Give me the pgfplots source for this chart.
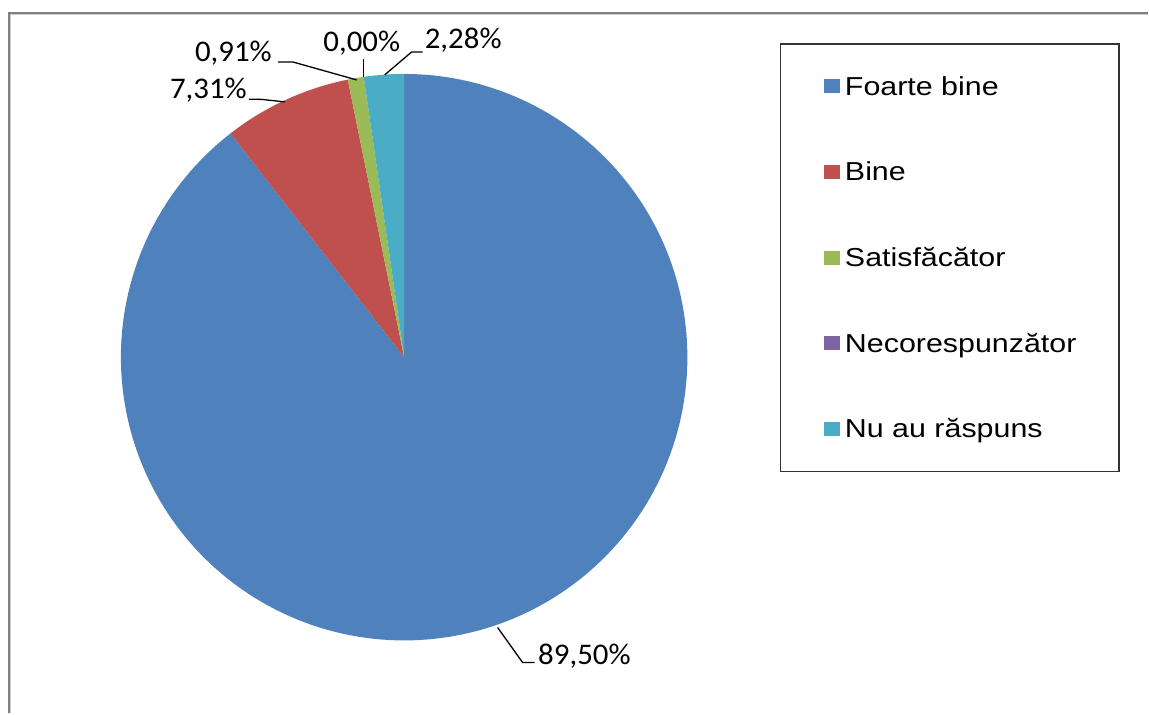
\documentclass[border=0pt]{standalone}
\usepackage{pgfplots}
\usepackage{pgfplotstable}
\pgfplotsset{compat=1.18}
\usepackage{fontspec}
\setmainfont{Liberation Sans}
\newfontfamily\legfont[FakeStretch=1.17]{Liberation Sans}
\newfontfamily\labfont[FakeStretch=1.03]{Carlito}
\definecolor{cA}{HTML}{4F81BD}
\definecolor{cB}{HTML}{C0504D}
\definecolor{cC}{HTML}{9BBB59}
\definecolor{cD}{HTML}{8064A2}
\definecolor{cE}{HTML}{4BACC6}
\definecolor{frame}{HTML}{808080}
\pgfplotstableread{
idx value
0 89.50
1 7.31
2 0.91
3 0.00
4 2.28
}\piedata
\begin{document}
\begin{tikzpicture}
\pgfplotstablegetelem{0}{value}\of\piedata \let\vA\pgfplotsretval
\pgfplotstablegetelem{1}{value}\of\piedata \let\vB\pgfplotsretval
\pgfplotstablegetelem{2}{value}\of\piedata \let\vC\pgfplotsretval
\pgfplotstablegetelem{3}{value}\of\piedata \let\vD\pgfplotsretval
\pgfplotstablegetelem{4}{value}\of\piedata \let\vE\pgfplotsretval
\pgfmathsetmacro\aA{90}
\pgfmathsetmacro\aB{\aA-3.6*\vA}
\pgfmathsetmacro\aC{\aB-3.6*\vB}
\pgfmathsetmacro\aD{\aC-3.6*\vC}
\pgfmathsetmacro\aE{\aD-3.6*\vD}
\pgfmathsetmacro\aF{\aE-3.6*\vE}
\def\cx{404.5}
\def\cy{356.5}
\def\R{283.5}
\begin{axis}[
  x=1pt, y=1pt,
  xmin=0, xmax=1149, ymin=0, ymax=714,
  hide axis, clip=false,
  legend cell align=left,
  legend image code/.code={\fill[#1, draw=none] (0pt,-7pt) rectangle (15.5pt,7pt);},
  legend style={
    at={(axis cs:825,639)}, anchor=north west,
    draw=none, fill=none, inner sep=0pt,
    column sep=5pt, row sep=63.15pt,
    font=\legfont\fontsize{26}{30}\selectfont,
    nodes={inner sep=0pt, text height=20pt, text depth=2.6pt},
  },
]
\path (axis cs:0,0) rectangle (axis cs:1149,714);
% frame
\draw[frame, line width=2pt] (axis cs:9.3,0) -- (axis cs:9.3,700.7) -- (axis cs:1149,700.7);
\draw[frame!40, line width=1pt] (axis cs:11,0) -- (axis cs:11,699) -- (axis cs:1149,699);
% slices
\addplot[fill=cA, draw=none, domain=\aB:\aA, samples=200, forget plot] ({\cx+\R*cos(x)},{\cy+\R*sin(x)}) -- (axis cs:\cx,\cy) -- cycle;
\addplot[fill=cB, draw=none, domain=\aC:\aB, samples=30, forget plot] ({\cx+\R*cos(x)},{\cy+\R*sin(x)}) -- (axis cs:\cx,\cy) -- cycle;
\addplot[fill=cC, draw=none, domain=\aD:\aC, samples=10, forget plot] ({\cx+\R*cos(x)},{\cy+\R*sin(x)}) -- (axis cs:\cx,\cy) -- cycle;
\addplot[fill=cE, draw=none, domain=\aF:\aE, samples=15, forget plot] ({\cx+\R*cos(x)},{\cy+\R*sin(x)}) -- (axis cs:\cx,\cy) -- cycle;
% leader lines
\draw[black, line width=1.3pt] (axis cs:498,86) -- (axis cs:523,51) -- (axis cs:535,51);
\draw[black, line width=1.3pt] (axis cs:249,614.7) -- (axis cs:262,614.5) -- (axis cs:285,612);
\draw[black, line width=1.3pt] (axis cs:278,652) -- (axis cs:293,652) -- (axis cs:357,634);
\draw[black, line width=1.3pt] (axis cs:364,655) -- (axis cs:364,637);
\draw[black, line width=1.3pt] (axis cs:423,662) -- (axis cs:412,662) -- (axis cs:385,639);
% data labels
\node[anchor=base west, inner sep=0pt, font=\labfont\fontsize{30}{35}\selectfont] at (axis cs:538.5,49) {89,50\%};
\node[anchor=base west, inner sep=0pt, font=\labfont\fontsize{30}{35}\selectfont] at (axis cs:170,615.7) {7,31\%};
\node[anchor=base west, inner sep=0pt, font=\labfont\fontsize{30}{35}\selectfont] at (axis cs:195,652.3) {0,91\%};
\node[anchor=base west, inner sep=0pt, font=\labfont\fontsize{30}{35}\selectfont] at (axis cs:323.5,662.3) {0,00\%};
\node[anchor=base west, inner sep=0pt, font=\labfont\fontsize{30}{35}\selectfont] at (axis cs:425,665.7) {2,28\%};
% legend box
\draw[black!80, line width=1.5pt] (axis cs:781,670) rectangle (axis cs:1120,242.3);
\addlegendimage{fill=cA}\addlegendentry{Foarte bine}
\addlegendimage{fill=cB}\addlegendentry{Bine}
\addlegendimage{fill=cC}\addlegendentry{Satisfăcător}
\addlegendimage{fill=cD}\addlegendentry{Necorespunzător}
\addlegendimage{fill=cE}\addlegendentry{Nu au răspuns}
\end{axis}
\end{tikzpicture}
\end{document}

= = = = = = =

- _THE PROBLEM_
Transcribe the preceding listing in its entirety and with exact wording, leaving out pictures.

- _WORKED SOLUTION_
Give me the pgfplots source for this chart.
\documentclass[border=0pt]{standalone}
\usepackage{pgfplots}
\usepackage{pgfplotstable}
\pgfplotsset{compat=1.18}
\usepackage{fontspec}
\setmainfont{Liberation Sans}
\newfontfamily\legfont[FakeStretch=1.17]{Liberation Sans}
\newfontfamily\labfont[FakeStretch=1.03]{Carlito}
\definecolor{cA}{HTML}{4F81BD}
\definecolor{cB}{HTML}{C0504D}
\definecolor{cC}{HTML}{9BBB59}
\definecolor{cD}{HTML}{8064A2}
\definecolor{cE}{HTML}{4BACC6}
\definecolor{frame}{HTML}{808080}
\pgfplotstableread{
idx value
0 89.50
1 7.31
2 0.91
3 0.00
4 2.28
}\piedata
\begin{document}
\begin{tikzpicture}
\pgfplotstablegetelem{0}{value}\of\piedata \let\vA\pgfplotsretval
\pgfplotstablegetelem{1}{value}\of\piedata \let\vB\pgfplotsretval
\pgfplotstablegetelem{2}{value}\of\piedata \let\vC\pgfplotsretval
\pgfplotstablegetelem{3}{value}\of\piedata \let\vD\pgfplotsretval
\pgfplotstablegetelem{4}{value}\of\piedata \let\vE\pgfplotsretval
\pgfmathsetmacro\aA{90}
\pgfmathsetmacro\aB{\aA-3.6*\vA}
\pgfmathsetmacro\aC{\aB-3.6*\vB}
\pgfmathsetmacro\aD{\aC-3.6*\vC}
\pgfmathsetmacro\aE{\aD-3.6*\vD}
\pgfmathsetmacro\aF{\aE-3.6*\vE}
\def\cx{404.5}
\def\cy{356.5}
\def\R{283.5}
\begin{axis}[
  x=1pt, y=1pt,
  xmin=0, xmax=1149, ymin=0, ymax=714,
  hide axis, clip=false,
  legend cell align=left,
  legend image code/.code={\fill[#1, draw=none] (0pt,-7pt) rectangle (15.5pt,7pt);},
  legend style={
    at={(axis cs:825,639)}, anchor=north west,
    draw=none, fill=none, inner sep=0pt,
    column sep=5pt, row sep=63.15pt,
    font=\legfont\fontsize{26}{30}\selectfont,
    nodes={inner sep=0pt, text height=20pt, text depth=2.6pt},
  },
]
\path (axis cs:0,0) rectangle (axis cs:1149,714);
% frame
\draw[frame, line width=2pt] (axis cs:9.3,0) -- (axis cs:9.3,700.7) -- (axis cs:1149,700.7);
\draw[frame!40, line width=1pt] (axis cs:11,0) -- (axis cs:11,699) -- (axis cs:1149,699);
% slices
\addplot[fill=cA, draw=none, domain=\aB:\aA, samples=200, forget plot] ({\cx+\R*cos(x)},{\cy+\R*sin(x)}) -- (axis cs:\cx,\cy) -- cycle;
\addplot[fill=cB, draw=none, domain=\aC:\aB, samples=30, forget plot] ({\cx+\R*cos(x)},{\cy+\R*sin(x)}) -- (axis cs:\cx,\cy) -- cycle;
\addplot[fill=cC, draw=none, domain=\aD:\aC, samples=10, forget plot] ({\cx+\R*cos(x)},{\cy+\R*sin(x)}) -- (axis cs:\cx,\cy) -- cycle;
\addplot[fill=cE, draw=none, domain=\aF:\aE, samples=15, forget plot] ({\cx+\R*cos(x)},{\cy+\R*sin(x)}) -- (axis cs:\cx,\cy) -- cycle;
% leader lines
\draw[black, line width=1.3pt] (axis cs:498,86) -- (axis cs:523,51) -- (axis cs:535,51);
\draw[black, line width=1.3pt] (axis cs:249,614.7) -- (axis cs:262,614.5) -- (axis cs:285,612);
\draw[black, line width=1.3pt] (axis cs:278,652) -- (axis cs:293,652) -- (axis cs:357,634);
\draw[black, line width=1.3pt] (axis cs:364,655) -- (axis cs:364,637);
\draw[black, line width=1.3pt] (axis cs:423,662) -- (axis cs:412,662) -- (axis cs:385,639);
% data labels
\node[anchor=base west, inner sep=0pt, font=\labfont\fontsize{30}{35}\selectfont] at (axis cs:538.5,49) {89,50\%};
\node[anchor=base west, inner sep=0pt, font=\labfont\fontsize{30}{35}\selectfont] at (axis cs:170,615.7) {7,31\%};
\node[anchor=base west, inner sep=0pt, font=\labfont\fontsize{30}{35}\selectfont] at (axis cs:195,652.3) {0,91\%};
\node[anchor=base west, inner sep=0pt, font=\labfont\fontsize{30}{35}\selectfont] at (axis cs:323.5,662.3) {0,00\%};
\node[anchor=base west, inner sep=0pt, font=\labfont\fontsize{30}{35}\selectfont] at (axis cs:425,665.7) {2,28\%};
% legend box
\draw[black!80, line width=1.5pt] (axis cs:781,670) rectangle (axis cs:1120,242.3);
\addlegendimage{fill=cA}\addlegendentry{Foarte bine}
\addlegendimage{fill=cB}\addlegendentry{Bine}
\addlegendimage{fill=cC}\addlegendentry{Satisfăcător}
\addlegendimage{fill=cD}\addlegendentry{Necorespunzător}
\addlegendimage{fill=cE}\addlegendentry{Nu au răspuns}
\end{axis}
\end{tikzpicture}
\end{document}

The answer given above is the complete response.